Right-Wing Economics Courses Are Molding the US Judiciary

Nearly half of US federal judges took crash courses in economics at a conservative-leaning economics institute between 1976 and 1999. After attending the trainings, judges ruled against regulators more often and imposed harsher sentences on criminals.

Emil Bove, judge for the United States Court of Appeals for the Third Circuit, recently appointed by Donald Trump. (Al Drago / Bloomberg via Getty Images)

A new study in the Quarterly Journal of Economics reveals that nearly half of US federal judges attended crash courses in economics at the conservative-leaning Manne Economics Institute for Federal Judges between 1976 and 1999 — and it changed how they behaved on the bench.

Reviewing more than a million circuit and district court rulings, the study’s researchers found that after attending the popular economics “training,” judges ruled against regulators more often and imposed more severe sentences against criminals.

This isn’t the first evidence that “law and economics” courses push judges to the right.

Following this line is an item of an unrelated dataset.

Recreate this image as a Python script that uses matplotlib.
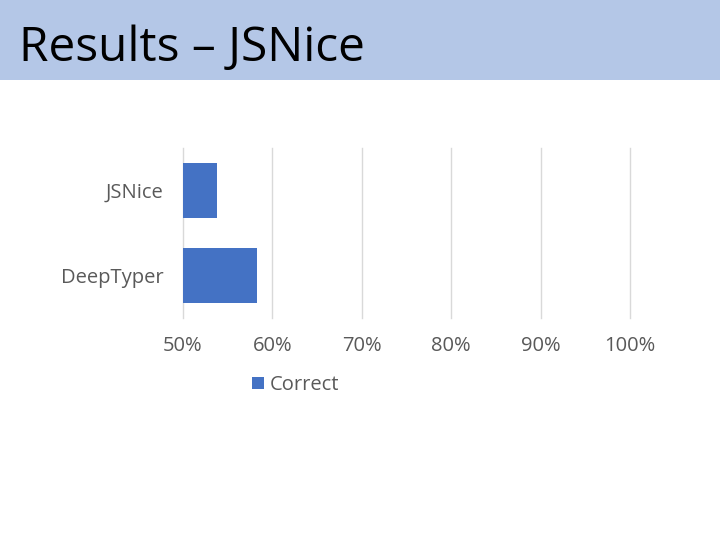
import matplotlib.pyplot as plt
from matplotlib.patches import Rectangle

plt.rcParams['font.family'] = ['Open Sans', 'DejaVu Sans']

categories = ['JSNice', 'DeepTyper']
correct = [53.8, 58.3]  # 정답률 (%)
ticks = [50, 60, 70, 80, 90, 100]
tick_labels = ['50%', '60%', '70%', '80%', '90%', '100%']

fig = plt.figure(figsize=(7.2, 5.4), dpi=100)

# 제목 배경 띠
fig.patches.append(Rectangle((0, 1 - 80 / 540), 1, 80 / 540, transform=fig.transFigure,
                             facecolor='#B4C7E7', edgecolor='none', zorder=0))
fig.text(19 / 720, 1 - 48 / 540, 'Results – JSNice', fontsize=34.5, va='center', ha='left', color='black')

ax = fig.add_axes([183 / 720, 1 - 318 / 540, 447 / 720, 170 / 540])
bars = ax.barh(categories, correct, height=0.64, color='#4472C4', label='Correct', zorder=3)
ax.set_xlim(50, 100)
ax.set_ylim(1.5, -0.5)
ax.set_xticks(ticks)
ax.set_xticklabels(tick_labels)
ax.grid(axis='x', color='#D9D9D9', linewidth=1)
for gl in ax.get_xgridlines():
    gl.set_clip_on(False)
for s in ax.spines.values():
    s.set_visible(False)
ax.tick_params(length=0, colors='#595959', labelsize=14.5)
ax.tick_params(axis='x', pad=13)
ax.tick_params(axis='y', pad=14)

fig.legend(handles=[bars], labels=['Correct'], loc='center left',
           bbox_to_anchor=(244 / 720, 1 - 385 / 540), frameon=False,
           fontsize=14.5, labelcolor='#595959', handlelength=0.6, handleheight=0.6,
           handletextpad=0.3, borderaxespad=0)

fig.savefig('out.png', dpi=100)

The same authors previously found that Manne attendees were less likely to rule in favor of environmental or union regulations and gave longer prison sentences to federal defendants.

In 2021 and 2022, two billionaire-funded legal interests — George Mason University, which hosts the Manne Economics Institute, and the Federalist Society, a conservative lawyers’ network — sent more than 100 federal judges on 251 all-expenses-paid luxury trips to conferences and seminars around the country and overseas, according to a Lever review of federal financial disclosures. These institutions funded more than 40 percent of all travel-related payments reported by federal judges in those years.

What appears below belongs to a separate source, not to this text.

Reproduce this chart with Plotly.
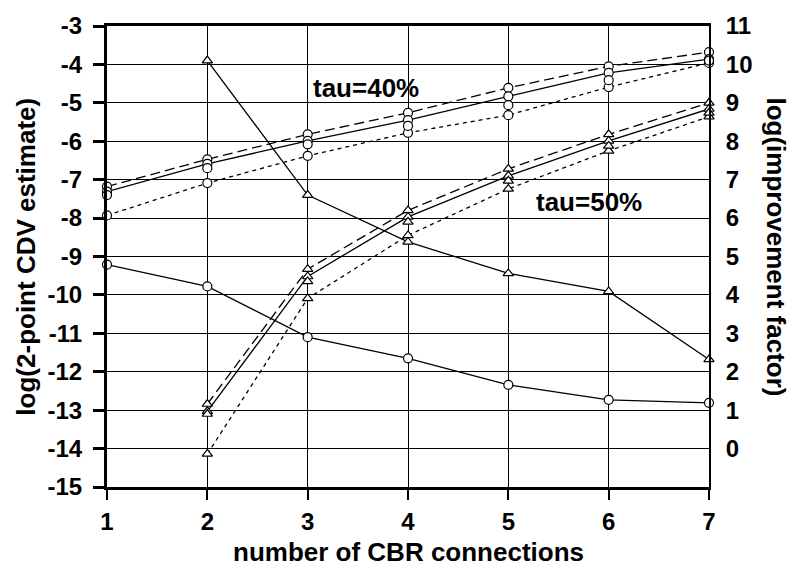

Big Tech companies have also funded antitrust economics seminars at the George Mason University–affiliated Global Antitrust Institute, which were attended by judges now overseeing antitrust cases involving the firms. Some of these trainings were held in exotic destinations, such as Hawaii, Spain, and California’s Napa Valley.

Companies currently facing antitrust cases that have contributed to the Global Antitrust Institute include Meta, which was just sued over its acquisition of competitors WhatsApp and Instagram; Amazon, which was accused of browbeating suppliers with Prime; and Google, which was just let off the hook for running an illegal search platform monopoly.

These “educational” seminars funded by business interests — and sometimes-flagrant gifts to Supreme Court justices — aren’t just influence-peddling schemes to win specific rulings. They’re part of a bigger plan to deter the ideological freedom that lifetime appointments to the judiciary afford.

For decades, conservative legal institutions have waged war on the federal courts, as part of a master plan to take over the justice system.